(Plotting code records)
━━━━
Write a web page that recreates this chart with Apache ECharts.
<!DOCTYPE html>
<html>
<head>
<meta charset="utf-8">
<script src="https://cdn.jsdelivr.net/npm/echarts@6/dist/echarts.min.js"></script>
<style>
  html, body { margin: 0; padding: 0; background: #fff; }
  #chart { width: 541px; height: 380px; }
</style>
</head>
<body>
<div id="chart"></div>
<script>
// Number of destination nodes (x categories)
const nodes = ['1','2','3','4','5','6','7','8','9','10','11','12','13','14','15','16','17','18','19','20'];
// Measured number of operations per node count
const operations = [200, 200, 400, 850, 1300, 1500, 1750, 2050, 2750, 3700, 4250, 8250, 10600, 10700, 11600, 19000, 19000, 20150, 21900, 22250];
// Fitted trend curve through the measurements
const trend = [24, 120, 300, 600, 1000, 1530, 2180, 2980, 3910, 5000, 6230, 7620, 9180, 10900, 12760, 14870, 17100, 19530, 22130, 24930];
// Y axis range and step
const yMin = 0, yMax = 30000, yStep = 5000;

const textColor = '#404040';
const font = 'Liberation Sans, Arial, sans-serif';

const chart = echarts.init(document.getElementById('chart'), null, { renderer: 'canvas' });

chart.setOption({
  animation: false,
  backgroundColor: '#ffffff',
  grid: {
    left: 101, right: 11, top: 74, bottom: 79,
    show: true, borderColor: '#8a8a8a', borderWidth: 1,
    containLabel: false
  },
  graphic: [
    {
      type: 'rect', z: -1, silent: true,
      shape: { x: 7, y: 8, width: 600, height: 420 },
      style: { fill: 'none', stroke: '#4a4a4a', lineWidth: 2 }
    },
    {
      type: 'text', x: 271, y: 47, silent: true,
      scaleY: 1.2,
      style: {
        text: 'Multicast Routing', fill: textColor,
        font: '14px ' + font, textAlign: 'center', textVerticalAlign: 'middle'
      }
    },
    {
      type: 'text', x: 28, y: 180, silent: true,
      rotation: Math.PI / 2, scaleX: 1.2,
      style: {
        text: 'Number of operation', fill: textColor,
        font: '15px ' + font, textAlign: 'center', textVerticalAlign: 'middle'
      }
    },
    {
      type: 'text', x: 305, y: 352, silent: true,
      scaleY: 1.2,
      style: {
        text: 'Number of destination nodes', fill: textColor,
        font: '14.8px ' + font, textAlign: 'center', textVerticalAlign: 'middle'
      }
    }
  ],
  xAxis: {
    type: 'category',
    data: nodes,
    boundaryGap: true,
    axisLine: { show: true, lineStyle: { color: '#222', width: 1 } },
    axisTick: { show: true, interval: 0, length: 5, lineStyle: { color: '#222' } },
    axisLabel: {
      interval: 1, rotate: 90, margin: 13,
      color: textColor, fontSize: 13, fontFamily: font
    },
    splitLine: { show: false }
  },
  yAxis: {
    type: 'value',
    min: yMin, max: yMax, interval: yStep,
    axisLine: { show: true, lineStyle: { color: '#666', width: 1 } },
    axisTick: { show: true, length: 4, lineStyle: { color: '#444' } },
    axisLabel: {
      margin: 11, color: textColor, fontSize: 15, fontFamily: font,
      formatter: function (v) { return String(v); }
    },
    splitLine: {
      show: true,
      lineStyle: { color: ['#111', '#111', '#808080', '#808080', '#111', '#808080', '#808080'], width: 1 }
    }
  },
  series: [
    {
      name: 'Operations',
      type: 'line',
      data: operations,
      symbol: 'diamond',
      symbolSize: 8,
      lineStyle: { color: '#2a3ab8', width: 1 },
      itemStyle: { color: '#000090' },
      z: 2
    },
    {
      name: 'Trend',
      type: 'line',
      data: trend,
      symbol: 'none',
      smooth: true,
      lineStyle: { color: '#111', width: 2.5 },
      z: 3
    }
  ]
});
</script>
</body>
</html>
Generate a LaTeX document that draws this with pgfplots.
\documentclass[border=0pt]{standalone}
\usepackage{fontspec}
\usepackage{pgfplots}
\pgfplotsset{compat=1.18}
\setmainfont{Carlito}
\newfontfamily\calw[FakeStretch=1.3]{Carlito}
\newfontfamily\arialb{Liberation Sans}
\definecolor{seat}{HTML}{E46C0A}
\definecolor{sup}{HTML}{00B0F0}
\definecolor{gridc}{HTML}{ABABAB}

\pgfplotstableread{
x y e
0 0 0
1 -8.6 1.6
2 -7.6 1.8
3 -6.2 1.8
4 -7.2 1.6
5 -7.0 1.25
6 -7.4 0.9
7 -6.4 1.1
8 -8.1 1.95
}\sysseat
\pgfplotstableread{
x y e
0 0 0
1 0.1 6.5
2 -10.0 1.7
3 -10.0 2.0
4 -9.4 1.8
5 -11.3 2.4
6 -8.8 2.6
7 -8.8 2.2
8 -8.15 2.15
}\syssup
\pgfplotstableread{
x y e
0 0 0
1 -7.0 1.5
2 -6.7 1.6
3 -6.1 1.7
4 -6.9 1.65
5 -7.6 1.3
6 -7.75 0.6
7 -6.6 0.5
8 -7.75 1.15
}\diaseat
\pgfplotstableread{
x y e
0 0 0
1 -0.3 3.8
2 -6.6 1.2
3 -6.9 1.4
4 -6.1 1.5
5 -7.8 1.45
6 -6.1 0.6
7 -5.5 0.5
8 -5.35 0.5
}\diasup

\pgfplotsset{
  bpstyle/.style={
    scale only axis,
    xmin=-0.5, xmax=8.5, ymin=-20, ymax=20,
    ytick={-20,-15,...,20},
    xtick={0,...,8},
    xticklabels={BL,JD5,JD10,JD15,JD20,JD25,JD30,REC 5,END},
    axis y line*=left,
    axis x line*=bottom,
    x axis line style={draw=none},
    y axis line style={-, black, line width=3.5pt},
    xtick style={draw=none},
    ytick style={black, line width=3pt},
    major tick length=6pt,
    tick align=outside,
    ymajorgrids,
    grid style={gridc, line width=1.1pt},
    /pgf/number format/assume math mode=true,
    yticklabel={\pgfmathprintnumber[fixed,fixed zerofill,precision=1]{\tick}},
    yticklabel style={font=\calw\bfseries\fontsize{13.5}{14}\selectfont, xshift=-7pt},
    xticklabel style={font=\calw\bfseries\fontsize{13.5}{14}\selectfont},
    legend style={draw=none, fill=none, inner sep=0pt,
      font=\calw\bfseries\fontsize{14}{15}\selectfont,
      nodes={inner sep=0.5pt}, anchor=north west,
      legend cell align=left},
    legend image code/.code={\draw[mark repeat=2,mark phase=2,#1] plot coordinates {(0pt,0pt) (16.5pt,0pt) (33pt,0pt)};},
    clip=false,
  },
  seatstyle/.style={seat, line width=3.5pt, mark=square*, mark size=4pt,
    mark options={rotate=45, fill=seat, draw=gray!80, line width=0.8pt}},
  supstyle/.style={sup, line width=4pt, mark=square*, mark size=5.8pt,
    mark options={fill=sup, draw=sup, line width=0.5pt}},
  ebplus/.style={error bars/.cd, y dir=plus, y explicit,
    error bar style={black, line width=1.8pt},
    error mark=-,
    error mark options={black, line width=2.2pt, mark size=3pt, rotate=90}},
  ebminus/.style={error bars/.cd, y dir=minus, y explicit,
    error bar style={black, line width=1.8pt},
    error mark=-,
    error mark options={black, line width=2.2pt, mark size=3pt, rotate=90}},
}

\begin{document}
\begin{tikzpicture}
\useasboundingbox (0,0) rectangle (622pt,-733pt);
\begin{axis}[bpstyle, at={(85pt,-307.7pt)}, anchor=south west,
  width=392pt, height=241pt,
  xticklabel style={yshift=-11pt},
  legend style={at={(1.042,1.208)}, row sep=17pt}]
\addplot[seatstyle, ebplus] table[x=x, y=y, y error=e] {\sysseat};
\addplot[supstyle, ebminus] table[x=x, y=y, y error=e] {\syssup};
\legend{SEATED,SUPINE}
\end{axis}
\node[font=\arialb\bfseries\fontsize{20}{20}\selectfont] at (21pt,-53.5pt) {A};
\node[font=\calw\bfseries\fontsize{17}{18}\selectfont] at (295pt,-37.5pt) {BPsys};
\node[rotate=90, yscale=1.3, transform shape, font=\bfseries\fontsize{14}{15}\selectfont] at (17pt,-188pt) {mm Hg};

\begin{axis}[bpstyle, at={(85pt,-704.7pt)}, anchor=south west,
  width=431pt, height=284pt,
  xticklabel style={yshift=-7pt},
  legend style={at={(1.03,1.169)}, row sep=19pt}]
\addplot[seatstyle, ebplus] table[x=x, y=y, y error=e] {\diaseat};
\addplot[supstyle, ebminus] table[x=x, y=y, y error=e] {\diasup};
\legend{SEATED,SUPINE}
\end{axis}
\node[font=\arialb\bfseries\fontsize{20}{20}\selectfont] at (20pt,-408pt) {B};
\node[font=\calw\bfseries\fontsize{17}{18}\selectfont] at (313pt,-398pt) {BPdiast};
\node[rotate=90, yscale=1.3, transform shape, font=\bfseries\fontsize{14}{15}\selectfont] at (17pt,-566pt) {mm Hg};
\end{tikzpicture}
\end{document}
━━━━
• [THE PROBLEM]: Show every line of the listing in which the string "with" can be found.

• [CORRECT RESPONSE]:
Write a web page that recreates this chart with Apache ECharts.
Generate a LaTeX document that draws this with pgfplots.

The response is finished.